■ WHAT IS REQUIRED ■
Scan the records below for the word "this" and give only the number of lines that hold it.

■ DATASET EXTRACT ■
'''

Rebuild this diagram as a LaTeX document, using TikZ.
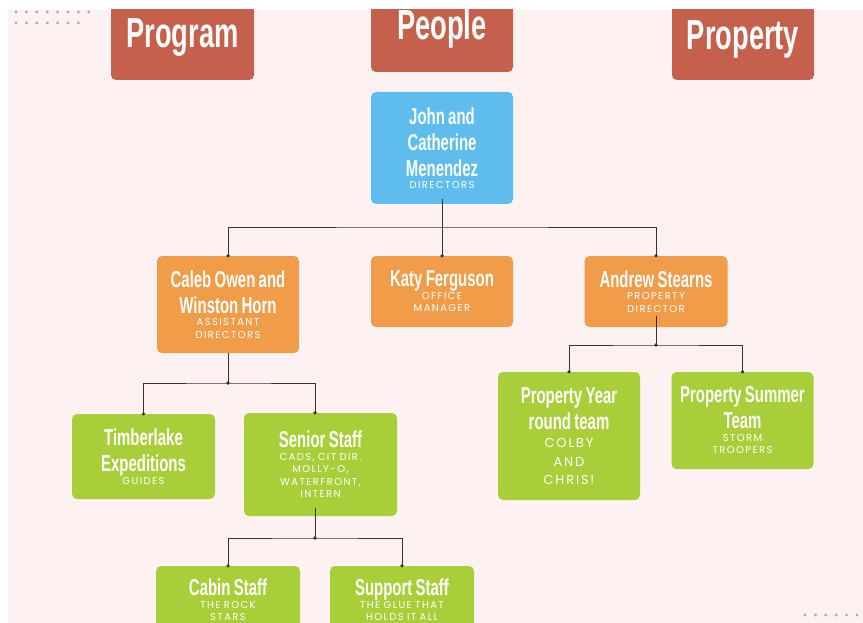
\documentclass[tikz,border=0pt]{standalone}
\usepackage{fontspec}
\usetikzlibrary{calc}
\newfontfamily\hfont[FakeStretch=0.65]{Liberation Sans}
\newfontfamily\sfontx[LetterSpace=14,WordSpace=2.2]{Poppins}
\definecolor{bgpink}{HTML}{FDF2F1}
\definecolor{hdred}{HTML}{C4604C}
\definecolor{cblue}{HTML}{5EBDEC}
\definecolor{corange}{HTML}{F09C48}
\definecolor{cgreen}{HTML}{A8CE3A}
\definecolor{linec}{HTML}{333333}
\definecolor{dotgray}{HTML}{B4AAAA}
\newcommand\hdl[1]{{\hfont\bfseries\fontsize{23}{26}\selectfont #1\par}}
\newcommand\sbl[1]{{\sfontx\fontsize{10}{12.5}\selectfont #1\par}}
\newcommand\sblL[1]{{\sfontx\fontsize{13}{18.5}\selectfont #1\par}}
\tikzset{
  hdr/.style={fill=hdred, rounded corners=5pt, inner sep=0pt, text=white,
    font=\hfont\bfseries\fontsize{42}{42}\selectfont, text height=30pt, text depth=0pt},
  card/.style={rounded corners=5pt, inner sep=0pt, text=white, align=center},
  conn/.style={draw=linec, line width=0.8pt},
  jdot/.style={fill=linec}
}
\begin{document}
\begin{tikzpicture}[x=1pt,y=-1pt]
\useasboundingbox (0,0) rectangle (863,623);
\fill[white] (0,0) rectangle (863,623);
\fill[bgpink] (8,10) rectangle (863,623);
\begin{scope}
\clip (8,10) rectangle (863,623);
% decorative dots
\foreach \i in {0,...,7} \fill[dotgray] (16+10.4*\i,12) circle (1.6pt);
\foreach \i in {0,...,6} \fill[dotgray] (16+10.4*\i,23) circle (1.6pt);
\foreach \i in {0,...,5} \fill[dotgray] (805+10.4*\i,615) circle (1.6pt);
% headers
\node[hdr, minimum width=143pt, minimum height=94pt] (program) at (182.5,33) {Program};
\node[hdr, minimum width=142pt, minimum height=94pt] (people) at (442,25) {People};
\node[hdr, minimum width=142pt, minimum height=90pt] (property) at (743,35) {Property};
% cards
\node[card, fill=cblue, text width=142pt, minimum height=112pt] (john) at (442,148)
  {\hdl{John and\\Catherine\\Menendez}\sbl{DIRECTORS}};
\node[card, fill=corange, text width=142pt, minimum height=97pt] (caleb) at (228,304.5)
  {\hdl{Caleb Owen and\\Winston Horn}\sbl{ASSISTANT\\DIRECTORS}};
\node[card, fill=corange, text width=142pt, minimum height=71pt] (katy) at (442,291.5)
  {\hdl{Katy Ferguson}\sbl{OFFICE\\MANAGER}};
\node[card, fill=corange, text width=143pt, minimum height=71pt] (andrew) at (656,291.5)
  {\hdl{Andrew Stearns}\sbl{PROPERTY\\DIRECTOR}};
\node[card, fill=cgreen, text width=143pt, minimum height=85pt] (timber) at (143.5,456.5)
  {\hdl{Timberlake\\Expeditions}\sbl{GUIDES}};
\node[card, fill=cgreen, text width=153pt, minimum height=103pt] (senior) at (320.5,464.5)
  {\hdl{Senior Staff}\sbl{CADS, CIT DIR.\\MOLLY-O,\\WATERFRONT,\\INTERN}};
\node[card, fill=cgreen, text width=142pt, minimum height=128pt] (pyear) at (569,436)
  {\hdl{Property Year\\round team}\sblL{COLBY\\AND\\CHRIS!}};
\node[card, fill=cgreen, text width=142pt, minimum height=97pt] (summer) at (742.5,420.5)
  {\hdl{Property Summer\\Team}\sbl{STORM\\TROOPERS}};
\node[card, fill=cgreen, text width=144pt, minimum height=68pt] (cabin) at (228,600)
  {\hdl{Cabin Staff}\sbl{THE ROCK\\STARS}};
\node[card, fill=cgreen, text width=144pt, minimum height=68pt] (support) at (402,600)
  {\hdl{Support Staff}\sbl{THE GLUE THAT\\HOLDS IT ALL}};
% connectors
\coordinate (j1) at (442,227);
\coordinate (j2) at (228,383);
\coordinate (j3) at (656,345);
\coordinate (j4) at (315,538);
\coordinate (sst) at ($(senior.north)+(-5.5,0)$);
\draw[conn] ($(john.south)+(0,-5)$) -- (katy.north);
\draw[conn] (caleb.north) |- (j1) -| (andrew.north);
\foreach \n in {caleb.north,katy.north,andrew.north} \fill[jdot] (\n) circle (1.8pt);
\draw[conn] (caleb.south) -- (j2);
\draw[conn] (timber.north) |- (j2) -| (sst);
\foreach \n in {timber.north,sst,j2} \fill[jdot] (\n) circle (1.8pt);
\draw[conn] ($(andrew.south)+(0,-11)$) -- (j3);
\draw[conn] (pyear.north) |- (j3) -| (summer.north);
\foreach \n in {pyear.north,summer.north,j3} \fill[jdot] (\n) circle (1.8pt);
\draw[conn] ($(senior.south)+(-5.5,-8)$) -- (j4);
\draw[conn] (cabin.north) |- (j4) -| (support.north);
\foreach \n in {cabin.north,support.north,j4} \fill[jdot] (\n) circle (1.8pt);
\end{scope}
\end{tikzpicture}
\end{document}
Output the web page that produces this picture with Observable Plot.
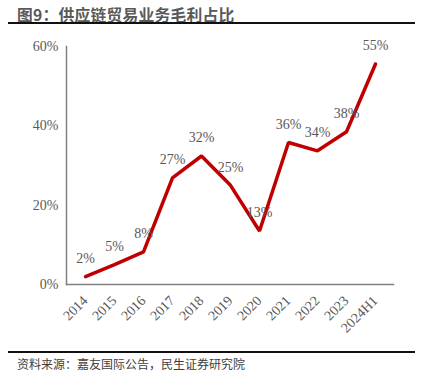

'''

■ TASK RESPONSE ■
2